Bild 2 | Aus der Simulation der Bildgewinnung des Triangulationssensors lässt sich die erzielbare Messunsicherheit abschätzen, hier am Beispiel von Kanälen in einem gegossenen Motorblock. (Bild: KIT, Lehrstuhl für Interaktive Echtzeitsysteme, M. Mohammadikaji)

Bildsimulation für die IBV

Die meisten Menschen denken bei Bildsimulation an Spezialeffekte, wie sie im Kino oft zu sehen sind. Dort ist die Aufgabe, nicht realisierbare Szenen zu erzeugen – oder schlicht Kosten für teure Requisiten zu sparen. Auch in der Konsumgüterindustrie werden Bildsimulationen zunehmend verwendet, um z.B. Kataloge für Möbelhäuser zu erstellen oder den Kunden schon vor der Auslieferung zu zeigen, wie ihr künftiges Fahrzeug mit der gewählten Farbe und Ausstattung aussehen wird. In allen diesen Anwendungen besteht das Hauptziel darin, dem Betrachter den Eindruck zu vermitteln, dass die reale Szene aufgenommen wurde. Diese Eigenschaft wird üblicherweise als Fotorealismus bezeichnet. Hier hat die Computergrafik in den letzten Jahren große Fortschritte erzielt, so dass der normale Betrachter bei vielen Bildern aus Katalogen keinen Unterschied zu realen Fotoaufnahmen mehr erkennen kann. Die Anforderungen an die Bildsimulation für die industrielle Bildverarbeitung (IBV) sind jedoch andere: Hier geht es nicht darum, dass ein Mensch die Bilder als schön empfinden soll. Das Ziel der Simulation besteht vielmehr darin, alle Effekte der Bildgewinnung zu berücksichtigen, die eine Relevanz für die nachfolgende Bildverarbeitung besitzen können. Dies umfasst z.B. das Spektrum der Beleuchtung (relevant für Fehler der Abbildungsoptik), Effekte der Wechselwirkung zwischen Licht und Oberfläche (etwa bei Laser-Triangulationsverfahren oder aufgrund von Bearbeitungsspuren), Abbildungsfehler der Kameraoptik (Verzeichnungen, chromatische Fehler, Astigmatismen etc.), aber auch Eigenschaften des Kamerasensors (etwa Rauscheinflüsse oder defekte Pixel). Diese Art der Simulation kann als Sensorrealismus bezeichnet werden, da die Szene so simuliert werden soll, wie sie ein realer Sensor erfassen würde. Auch ist es nicht unbedingt erforderlich, die Bilder vollständig und überall in gleicher Detailtreue zu simulieren. Für einen Triangulationssensor ist es beispielsweise ausreichend, nur die projizierte Laserlinie zu berücksichtigen; alles andere ist irrelevant.

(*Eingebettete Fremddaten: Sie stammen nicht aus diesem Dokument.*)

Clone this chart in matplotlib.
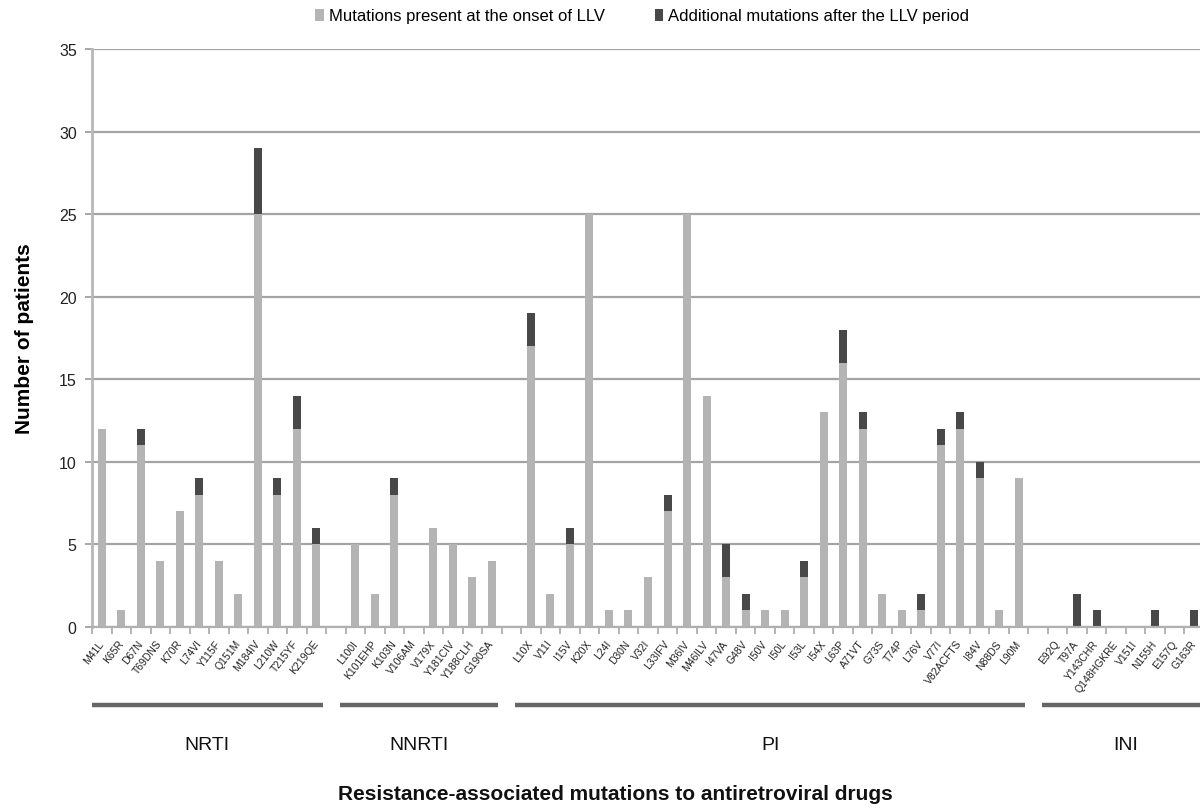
import matplotlib
matplotlib.use("Agg")
import matplotlib.pyplot as plt
import matplotlib.transforms as mtransforms
from matplotlib.patches import Patch
import numpy as np

plt.rcParams['font.family'] = ['Liberation Sans Narrow', 'Liberation Sans', 'DejaVu Sans']

# ---------------- data ----------------
nrti_labels = ["M41L", "K65R", "D67N", "T69DNS", "K70R", "L74VI", "Y115F", "Q151M",
               "M184IV", "L210W", "T215YF", "K219QE"]
nrti_onset = [12, 1, 11, 4, 7, 8, 4, 2, 25, 8, 12, 5]
nrti_add = [0, 0, 1, 0, 0, 1, 0, 0, 4, 1, 2, 1]

nnrti_labels = ["L100I", "K101EHP", "K103N", "V106AM", "V179X", "Y181CIV", "Y188CLH", "G190SA"]
nnrti_onset = [5, 2, 8, 0, 6, 5, 3, 4]
nnrti_add = [0, 0, 1, 0, 0, 0, 0, 0]

pi_labels = ["L10X", "V11I", "I15V", "K20X", "L24I", "D30N", "V32I", "L33IFV", "M36IV",
             "M46ILV", "I47VA", "G48V", "I50V", "I50L", "I53L", "I54X", "L63P", "A71VT",
             "G73S", "T74P", "L76V", "V77I", "V82ACFTS", "I84V", "N88DS", "L90M"]
pi_onset = [17, 2, 5, 25, 1, 1, 3, 7, 25, 14, 3, 1, 1, 1, 3, 13, 16, 12, 2, 1, 1, 11, 12, 9, 1, 9]
pi_add = [2, 0, 1, 0, 0, 0, 0, 1, 0, 0, 2, 1, 0, 0, 1, 0, 2, 1, 0, 0, 1, 1, 1, 1, 0, 0]

ini_labels = ["E92Q", "T97A", "Y143CHR", "Q148HGKRE", "V151I", "N155H", "E157Q", "G163R"]
ini_onset = [0, 0, 0, 0, 0, 0, 0, 0]
ini_add = [0, 2, 1, 0, 0, 1, 0, 1]

group_names = ["NRTI", "NNRTI", "PI", "INI"]
groups = [(nrti_labels, nrti_onset, nrti_add),
          (nnrti_labels, nnrti_onset, nnrti_add),
          (pi_labels, pi_onset, pi_add),
          (ini_labels, ini_onset, ini_add)]

legend_labels = ["Mutations present at the onset of LLV", "Additional mutations after the LLV period"]
y_ticks = [0, 5, 10, 15, 20, 25, 30, 35]

# ---------------- build category axis with gaps ----------------
labels, onset, add, spans = [], [], [], []
for gi, (lab, on, ad) in enumerate(groups):
    start = len(labels)
    labels += lab
    onset += on
    add += ad
    spans.append((start, len(labels) - 1))
    if gi < len(groups) - 1:
        labels.append("")
        onset.append(0)
        add.append(0)
x = np.arange(len(labels))
onset = np.array(onset)
add = np.array(add)

light = "#b4b4b4"
dark = "#484848"
gridc = "#a4a4a4"

fig = plt.figure(figsize=(12, 8.12), dpi=100)
ax = fig.add_axes([92 / 1200, 1 - 628 / 812, 1112 / 1200, 578 / 812])

ax.bar(x, onset, width=0.41, color=light, zorder=2)
ax.bar(x, add, width=0.41, bottom=onset, color=dark, zorder=2)

ax.set_xlim(-0.5, len(labels) - 0.5)
ax.set_ylim(0, 35)
ax.set_yticks(y_ticks)
ax.yaxis.grid(True, color=gridc, linewidth=1.6, zorder=0)
ax.set_axisbelow(True)

for s in ["top", "right"]:
    ax.spines[s].set_visible(False)
ax.spines["left"].set_color("#b8b8b8")
ax.spines["left"].set_linewidth(2)
ax.spines["bottom"].set_color("#b0b0b0")
ax.spines["bottom"].set_linewidth(1.6)

ax.tick_params(axis="y", colors="#a0a0a0", length=5, width=1.3, labelsize=11.5, labelcolor="#222222", pad=6)
ax.set_xticks(x)
ax.set_xticklabels(labels, rotation=52, ha="right", rotation_mode="anchor", fontsize=7.5, color="#222222")
ax.tick_params(axis="x", which="major", length=0, pad=8)
shift = mtransforms.ScaledTranslation(-4 / 100, 0, fig.dpi_scale_trans)
for lbl in ax.get_xticklabels():
    lbl.set_transform(lbl.get_transform() + shift)
ax.set_xticks(np.arange(-0.5, len(labels)), minor=True)
ax.tick_params(axis="x", which="minor", length=5, width=1.1, color="#a0a0a0")

ax.set_ylabel("Number of patients", fontsize=15, fontweight="bold",
              family=["Liberation Sans", "DejaVu Sans"])
ax.yaxis.set_label_coords(-0.052, 0.5)

# group lines and labels
trans = mtransforms.blended_transform_factory(ax.transData, ax.transAxes)
y_line = (628 - 706) / 578
y_text = (628 - 746) / 578
for name, (a, b) in zip(group_names, spans):
    xs = max(a - 0.8, -0.5)
    xe = b + 0.33 if name != "INI" else b + 1.0
    ax.plot([xs, xe], [y_line, y_line], transform=trans, color="#666666", lw=3.2,
            solid_capstyle="butt", clip_on=False)
    xc = (xs + xe) / 2 if name != "INI" else (a + b) / 2
    ax.text(xc, y_text, name, transform=trans, ha="center", va="center", fontsize=14,
            family=["Liberation Sans", "DejaVu Sans"], color="#111111")

fig.text(615 / 1200, 1 - 795 / 812, "Resistance-associated mutations to antiretroviral drugs",
         ha="center", va="center", fontsize=15, fontweight="bold",
         family=["Liberation Sans", "DejaVu Sans"], color="#111111")

handles = [Patch(facecolor=light, edgecolor="none"), Patch(facecolor=dark, edgecolor="none")]
fig.legend(handles, legend_labels, loc="center", bbox_to_anchor=(0.535, 1 - 17 / 812), ncol=2,
           frameon=False, fontsize=12, handlelength=0.5, handleheight=0.7, handletextpad=0.3,
           columnspacing=3.0)

fig.savefig("out.png", dpi=100)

 Durch die Simulation von Glasscherben und Variation ihrer Parameter (z.B. Größe, Form, Farbe/Spektrum) lassen sich automatische Sortiersysteme für das Recycling auslegen. (Bild: Fraunhofer IOSB und KIT, Lehrstuhl für Computergrafik)

Bild 3 | Durch die Simulation von Glasscherben und Variation ihrer Parameter (z.B. Größe, Form, Farbe/Spektrum) lassen sich automatische Sortiersysteme für das Recycling auslegen. (Bild: Fraunhofer IOSB und KIT, Lehrstuhl für Computergrafik)

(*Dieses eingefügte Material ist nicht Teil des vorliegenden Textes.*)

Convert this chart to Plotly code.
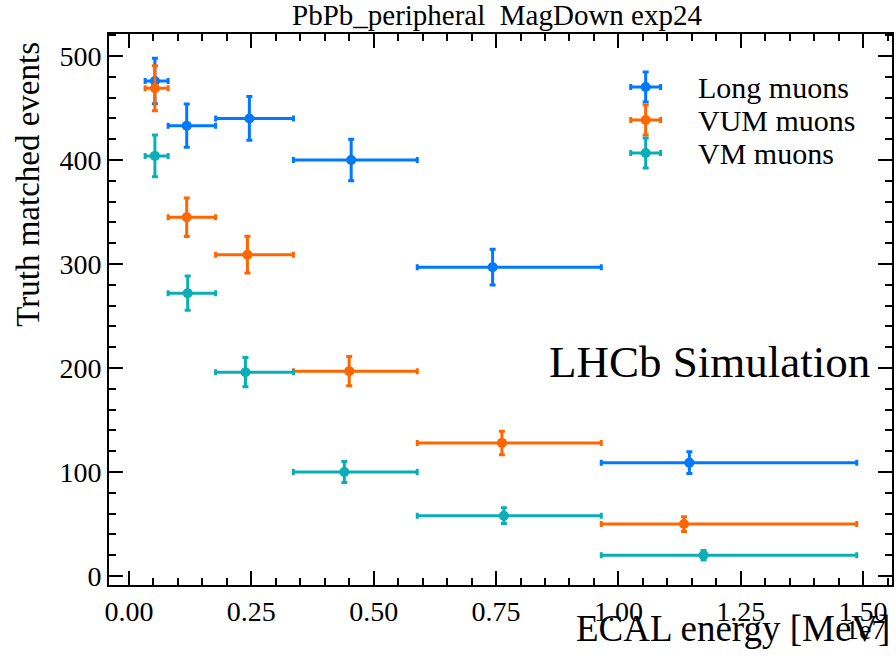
import plotly.graph_objects as go

# Bin edges in ECAL energy
bin_lo = [0.033, 0.080, 0.177, 0.336, 0.589, 0.965]
bin_hi = [0.080, 0.177, 0.336, 0.589, 0.965, 1.487]

# Mean energy in each bin, counts and uncertainties per muon category
long_x = [0.053, 0.118, 0.246, 0.454, 0.743, 1.145]
long_y = [476, 433, 440, 400, 297, 109]
long_err = [21.8, 20.8, 21.0, 20.0, 17.2, 10.4]

vum_x = [0.053, 0.118, 0.242, 0.450, 0.762, 1.134]
vum_y = [469, 345, 309, 197, 128, 50]
vum_err = [21.7, 18.6, 17.6, 14.0, 11.3, 7.1]

vm_x = [0.053, 0.120, 0.238, 0.440, 0.766, 1.174]
vm_y = [404, 272, 196, 100, 58, 20]
vm_err = [20.1, 16.5, 14.0, 10.0, 7.6, 4.5]

names = ["Long muons", "VUM muons", "VM muons"]
colors = ["#0078FF", "#FF6600", "#0AAFB6"]
series = list(zip(names, [long_x, vum_x, vm_x], [long_y, vum_y, vm_y],
                  [long_err, vum_err, vm_err], colors))

FONT = "Liberation Serif"

fig = go.Figure()
for name, xs, ys, es, col in series:
    plus = [h - x for h, x in zip(bin_hi, xs)]
    minus = [x - l for l, x in zip(bin_lo, xs)]
    fig.add_trace(go.Scatter(
        x=xs, y=ys, name=name, mode="markers", showlegend=False,
        marker=dict(color=col, size=10, symbol="circle"),
        error_y=dict(type="data", array=es, color=col, thickness=3, width=3),
        error_x=dict(type="data", array=plus, arrayminus=minus, color=col,
                     thickness=3, width=3),
    ))

# Legend: error-bar cross glyphs on an overlay axis spanning the plot area,
# with the entry labels as text next to them
leg_x = 0.6854
leg_rows = [0.9038, 0.8439, 0.7840]
leg_dx = 0.0191
leg_dy = 0.0272
for name, col, ly in zip(names, colors, leg_rows):
    fig.add_trace(go.Scatter(
        x=[leg_x], y=[ly], mode="markers", showlegend=False, hoverinfo="skip",
        xaxis="x2", yaxis="y2",
        marker=dict(color=col, size=10, symbol="circle"),
        error_y=dict(type="data", array=[leg_dy], color=col, thickness=3, width=3),
        error_x=dict(type="data", array=[leg_dx], color=col, thickness=3, width=3),
    ))
    fig.add_annotation(text=name, xref="paper", yref="paper", x=0.7503, y=ly,
                       xanchor="left", yanchor="middle", showarrow=False,
                       font=dict(family=FONT, size=30, color="black"))

axis_common = dict(
    showline=True, linecolor="black", linewidth=2, mirror="allticks",
    ticks="inside", ticklen=14, tickwidth=2, tickcolor="black",
    showgrid=False, zeroline=False,
    tickfont=dict(family=FONT, size=28, color="black"),
)

fig.update_xaxes(
    range=[-0.0408, 1.559], tickmode="array",
    tickvals=[0, 0.25, 0.5, 0.75, 1.0, 1.25, 1.5],
    ticktext=["0.00", "0.25", "0.50", "0.75", "1.00", "1.25", "1.50"],
    minor=dict(dtick=0.05, tick0=0, ticks="inside", ticklen=7, tickwidth=1.5,
               tickcolor="black", showgrid=False),
    **axis_common,
)
fig.update_yaxes(
    range=[-8.65, 521.2], tickmode="array",
    tickvals=[0, 100, 200, 300, 400, 500],
    minor=dict(dtick=20, tick0=0, ticks="inside", ticklen=7, tickwidth=1.5,
               tickcolor="black", showgrid=False),
    **axis_common,
)

fig.update_layout(
    xaxis2=dict(overlaying="x", range=[0, 1], visible=False, fixedrange=True),
    yaxis2=dict(overlaying="y", range=[0, 1], visible=False, fixedrange=True),
)

fig.add_annotation(text="PbPb_peripheral  MagDown exp24", xref="paper", yref="paper",
                   x=0.4955, y=1.0, yshift=1, xanchor="center", yanchor="bottom",
                   showarrow=False, font=dict(family=FONT, size=29, color="black"))
fig.add_annotation(text="Truth matched events", xref="paper", yref="paper",
                   x=-0.1045, y=0.989, xanchor="center", yanchor="top", textangle=-90,
                   showarrow=False, font=dict(family=FONT, size=33, color="black"))
fig.add_annotation(text="ECAL energy [MeV]", xref="paper", yref="paper",
                   x=1.0, y=0, yshift=-66, xanchor="right", yanchor="bottom",
                   showarrow=False, font=dict(family=FONT, size=37, color="black"))
fig.add_annotation(text="1e7", xref="paper", yref="paper",
                   x=1.0, y=0, yshift=-62, xshift=-5, xanchor="right", yanchor="bottom",
                   showarrow=False, font=dict(family=FONT, size=28, color="black"))
fig.add_annotation(text="LHCb Simulation", xref="paper", yref="paper",
                   x=0.975, y=0.405, xanchor="right", yanchor="middle",
                   showarrow=False, font=dict(family=FONT, size=45, color="black"))

fig.update_layout(
    width=896, height=658,
    margin=dict(l=109, r=2, t=34, b=73),
    paper_bgcolor="white", plot_bgcolor="white",
    showlegend=False,
)

fig.write_html("out.html")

Bild 4 | CAD-Konstruktion und simuliertes Bild eines Bauteils einschließlich der durch den Herstellungsprozess
verursachten Bearbeitungsspuren (Fräsrillen). (Bild: Fraunhofer IPA)

Sensorrealistisches Simulationswerkzeug

Ansätze einer sensorrealistischen Simulation gibt es bereits seit einigen Jahren. So lässt sich mit manchen Tools etwa die Sensorposition optimieren, indem ein Bild des Objekts aus einer beliebigen Position simuliert wird. Der Bildverarbeiter kann dann entscheiden, ob die relevanten Merkmale des Objekts in hinreichender Qualität erfasst werden. Auch andere Komponenten der Bilderfassung wie z.B. Beleuchtungseinrichtungen oder Abbildungsoptiken lassen sich bereits in der Simulation auswählen. Ein umfassendes sensorrealistisches Simulationswerkzeug für die automatische Sichtprüfung existiert derzeit noch nicht. Für die automatische Sichtprüfung sind zahlreiche Parameter der Beleuchtung, Kamera und auch der Szene und der Umgebung relevant, die alle festgelegt und in geeigneter Weise berücksichtigt werden müssen. Auch wenn computergrafische Verfahren im Prinzip geeignet sind, um die Szene sensorrealistisch darzustellen, so fehlen dennoch passende Tools, um diese Parameter auszuwählen und zu optimieren. Momentane Forschungs- und Entwicklungsarbeiten, u.a. am Fraunhofer IOSB, am Fraunhofer IPA und am KIT, belegen das Potenzial sensorrealistischer Bildsimulation. Noch gibt es keine leicht bedienbare Software für die sensorrealistische Simulation, aber man kann davon ausgehen, dass solche Tools in wenigen Jahren zum normalen Werkzeug für die Erstellung von Bildverarbeitungssystemen gehören werden – so wie heute CAD zur Konstruktion.